Wilhelmsen Ship Management has strengthened its position in the tanker market with a newly signed agreement to acquire a majority stake in Hamburg-based Ahrenkiel Tankers.
The transaction will result in Wilhelmsen Ship Management taking over the management of five tankers. Wilhelmsen Ship Management will gain 80% ownership of Ahrenkiel Tankers under the deal, with the remaining 20% to be held by existing owners MPC Capital Group.

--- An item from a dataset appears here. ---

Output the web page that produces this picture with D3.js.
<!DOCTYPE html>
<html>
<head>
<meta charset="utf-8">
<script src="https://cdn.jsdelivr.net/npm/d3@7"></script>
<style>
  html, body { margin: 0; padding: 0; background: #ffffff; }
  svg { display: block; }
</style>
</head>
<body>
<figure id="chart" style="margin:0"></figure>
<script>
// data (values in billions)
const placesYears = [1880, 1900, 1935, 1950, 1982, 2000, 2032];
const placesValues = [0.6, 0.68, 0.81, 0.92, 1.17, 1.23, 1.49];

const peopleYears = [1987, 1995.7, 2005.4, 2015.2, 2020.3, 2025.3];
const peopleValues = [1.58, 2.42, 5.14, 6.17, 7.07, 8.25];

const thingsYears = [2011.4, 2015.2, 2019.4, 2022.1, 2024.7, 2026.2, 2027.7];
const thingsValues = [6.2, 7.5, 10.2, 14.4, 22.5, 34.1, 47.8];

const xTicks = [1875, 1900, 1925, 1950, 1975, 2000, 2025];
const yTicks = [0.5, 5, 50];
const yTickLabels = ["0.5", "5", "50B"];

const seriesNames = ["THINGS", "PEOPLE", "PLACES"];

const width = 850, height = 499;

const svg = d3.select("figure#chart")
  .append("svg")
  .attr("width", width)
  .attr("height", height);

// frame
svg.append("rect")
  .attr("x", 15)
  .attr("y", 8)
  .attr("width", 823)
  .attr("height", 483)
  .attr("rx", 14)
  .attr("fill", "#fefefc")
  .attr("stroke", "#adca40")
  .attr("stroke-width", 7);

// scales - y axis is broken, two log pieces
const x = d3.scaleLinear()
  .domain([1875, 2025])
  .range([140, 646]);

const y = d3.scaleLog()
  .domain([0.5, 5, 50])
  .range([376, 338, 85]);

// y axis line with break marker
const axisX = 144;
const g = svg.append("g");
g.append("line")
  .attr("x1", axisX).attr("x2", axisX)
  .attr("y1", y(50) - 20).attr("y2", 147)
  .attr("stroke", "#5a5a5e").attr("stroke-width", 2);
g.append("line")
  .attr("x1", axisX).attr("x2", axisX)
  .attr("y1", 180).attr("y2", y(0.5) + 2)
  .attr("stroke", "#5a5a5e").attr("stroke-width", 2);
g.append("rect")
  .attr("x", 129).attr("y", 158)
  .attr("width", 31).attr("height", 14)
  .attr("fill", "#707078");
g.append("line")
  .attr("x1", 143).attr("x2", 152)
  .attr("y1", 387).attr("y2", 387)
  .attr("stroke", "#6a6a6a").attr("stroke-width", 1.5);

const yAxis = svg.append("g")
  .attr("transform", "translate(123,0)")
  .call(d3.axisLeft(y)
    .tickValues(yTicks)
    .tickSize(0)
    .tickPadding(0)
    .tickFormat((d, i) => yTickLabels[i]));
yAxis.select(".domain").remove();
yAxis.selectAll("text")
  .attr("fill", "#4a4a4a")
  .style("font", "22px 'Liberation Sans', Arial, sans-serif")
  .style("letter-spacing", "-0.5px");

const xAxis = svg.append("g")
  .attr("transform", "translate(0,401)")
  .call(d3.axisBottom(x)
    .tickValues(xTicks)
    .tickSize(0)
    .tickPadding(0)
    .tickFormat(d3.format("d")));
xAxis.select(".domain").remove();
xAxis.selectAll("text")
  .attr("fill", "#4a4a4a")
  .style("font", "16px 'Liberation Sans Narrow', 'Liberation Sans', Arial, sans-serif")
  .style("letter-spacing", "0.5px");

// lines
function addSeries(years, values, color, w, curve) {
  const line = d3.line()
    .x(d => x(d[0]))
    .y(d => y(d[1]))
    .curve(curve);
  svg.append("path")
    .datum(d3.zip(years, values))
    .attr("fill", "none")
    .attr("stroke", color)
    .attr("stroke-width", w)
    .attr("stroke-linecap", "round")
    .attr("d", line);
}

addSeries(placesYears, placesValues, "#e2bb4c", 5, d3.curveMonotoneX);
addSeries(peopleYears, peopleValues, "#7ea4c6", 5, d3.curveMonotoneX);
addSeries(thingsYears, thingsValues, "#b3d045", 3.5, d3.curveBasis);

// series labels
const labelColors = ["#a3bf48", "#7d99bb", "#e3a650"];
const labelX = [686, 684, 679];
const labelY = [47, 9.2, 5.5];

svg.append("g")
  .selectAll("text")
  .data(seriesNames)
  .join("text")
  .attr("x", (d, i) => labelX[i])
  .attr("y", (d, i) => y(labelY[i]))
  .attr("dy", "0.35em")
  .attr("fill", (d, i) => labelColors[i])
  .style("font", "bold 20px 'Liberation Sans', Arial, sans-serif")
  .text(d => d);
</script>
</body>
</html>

Ahrenkiel Tankers will be rebranded as Barber Ship Management.
It marks the first step by Wilhelmsen Ship Management after its earlier decision to re-enter the tanker segment following a decade-long absence, while also reviving the Barber name that originally formed the basis for the company’s present ship management business.
“This acquisition is a clear statement of our intent to expand in the tanker segment,” says Carl Schou, chief executive officer and president of Wilhelmsen Ship Management.
“Ahrenkiel Tankers has developed a strong reputation for reliable tanker management and represents an ideal fit with Wilhelmsen Ship Management given our common values of environmental responsibility and safety, aligned with a high level of competence,” Schou adds.
"We now look forward to growing in the tanker segment by applying our management expertise that has been proven over many years with a track record of safe, sustainable and cost-effective operations.”
Barber revisited
Wilhelmsen Ship Management was originally named Barber Ship Management Ltd when it was first incorporated in Hong Kong in 1975.
Wilhelmsen Ship Management exited the tanker market in 2009 with the sale of its former subsidiary International Tanker Management (ITM) but reversed this decision two years ago due to an improved regulatory regime for tankers.
Barber Ship Management will now serve as Wilhelmsen’s new specialised management arm for the tanker segment following the transaction, effective from 1 January this year.
“The tanker market is a very different sector today from what it was more than a decade ago in terms of quality and safety, with much better regulation on the competence side, and this has given us the confidence to mark our re-entry into the business with this key acquisition,” Schou says.